The request to officially support three projects designated by the Marshall County Crossroads Team for the READI Grant application was explained to the County Council on Monday.

Marty Oosterbaan, a member of the Crossroads Executive Committee and Ginny Munroe gave the Council the same presentation the Commissioners heard last week. 

There are three projects they proposed including assistance for a Simulation and Skills Lab to support the Bachelor of Nursing degree at the Marian University of Ancilla College, the countywide Blue Zones Initiative to improve the health and wellness of citizens and a Career Innovation Center.

Oosterbaan said, “These three projects are geared to one, address the acute shortage of professional nurses in Marshall County. The second will Improve the workforce productivity through reductions in sick leave and chronic illness and health insurance costs all while making Marshall County more attractive as a place to move to or a place to relocate a business to or start a business.  That’s the Blue Zones Initiative. The third is to improve workforce productivity through job simulation and training by establishing a Career Innovation Center that would be geared toward the needs of both the workforce in Marshall County as well as the workplaces in Marshall County.”

Munroe said the vision of the Crossroads Team is “Creating Great Hometowns.”  She discussed a study of Marshall County the team undertook.  They gathered 150 to 200 stakeholders from across the county for a meeting at Swan Lake where they surveyed participants looking at the challenges in each of the 10 quality of life areas and as a result, created subcommittees to address those challenges. They also went into all six communities at major public events and surveyed citizens one-on-one.  They were asked about the challenges they face and what they want to see for their quality of life, speaking to thousands.  They also went to the Neighborhood Center and spoke with people struggling with homelessness, living paycheck to paycheck.  They spoke to citizens from the Hispanic community too.  Munroe said, “What we’ve learned is that there are some major systemic countywide challenges that are difficult for any single entity to address on its own.” 
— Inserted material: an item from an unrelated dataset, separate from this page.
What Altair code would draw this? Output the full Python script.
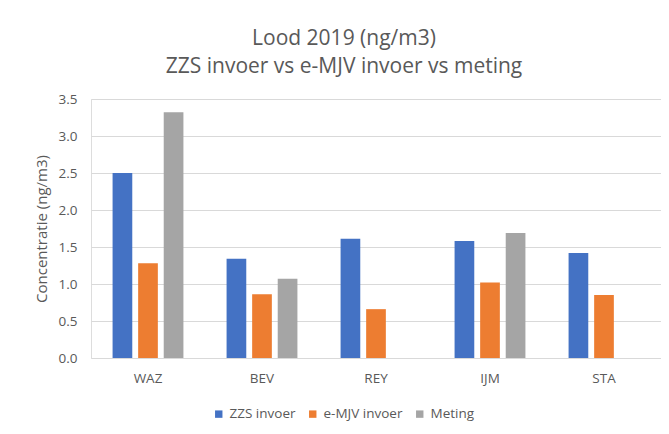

Munroe said speaking with the indigent population found their concerns are drug addiction and mental illness. They learned people want more outdoor recreation and want people to experience life such as trails and safe routes to schools and community gathering spaces.  She told the County Council, “Among those thousands of people, among all the stakeholders we talked to, among all the businesses we engaged with, not one person said fix my road, pave my road, it was a better quality of life.” 

The committee then gave individual presentations on the three proposed projects.  During the hour-long presentation, there were several questions from the council with answers from the presenters. 
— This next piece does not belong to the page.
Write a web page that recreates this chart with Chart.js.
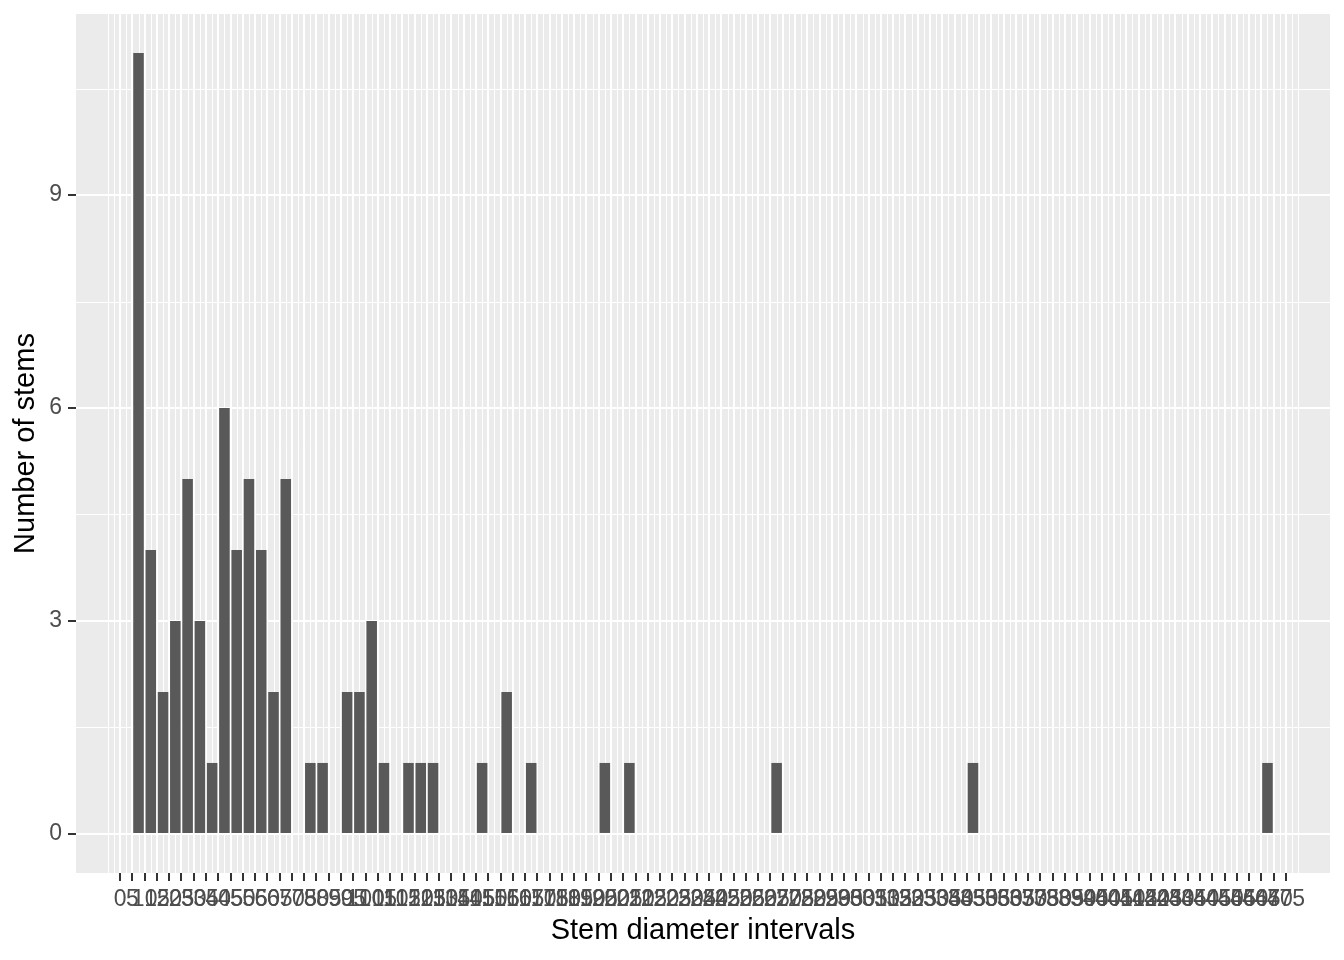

Oosterbaan and Munroe closed out the presentation with a request to provide county support for the projects.  The Simulation and Skills Lab at Marian University at Ancilla College is a $750,000 project.  The requested match from the county for the READI Grant is 20% or $150,000.  The Community Health and Well-Being Initiative known as Blue Zones is a $6.1 million project over 3.8 years.  The requested match is 9% or $525,000.  The final project is the Career Innovation Center with an estimated total cost of $7.5 million.  The 20% match request from the county is $1.5 million.  The total share of the county’s match is $2,175,000. 

Last week the County Commissioners recommended approval with a 2 to 1 vote.  Commissioner Klotz voted in opposition with concerns about the Blue Zones Initiative although he was supportive of the other two projects. 

The motion was made by Steve Harper to support the resolution for all three projects and seconded by Heath Thornton.  At that point, Councilman Jessie Bohannon objected citing Indiana Code which states when an ordinance is presented for first reading it must be a unanimous decision.  He was informed that they were approving a resolution and not an ordinance so there could be no objection. 

The Council voted 5 to 2 with Bohannon and Councilman Tim Harman voting against the resolution with both mentioning the size, scope, and priority of the projects.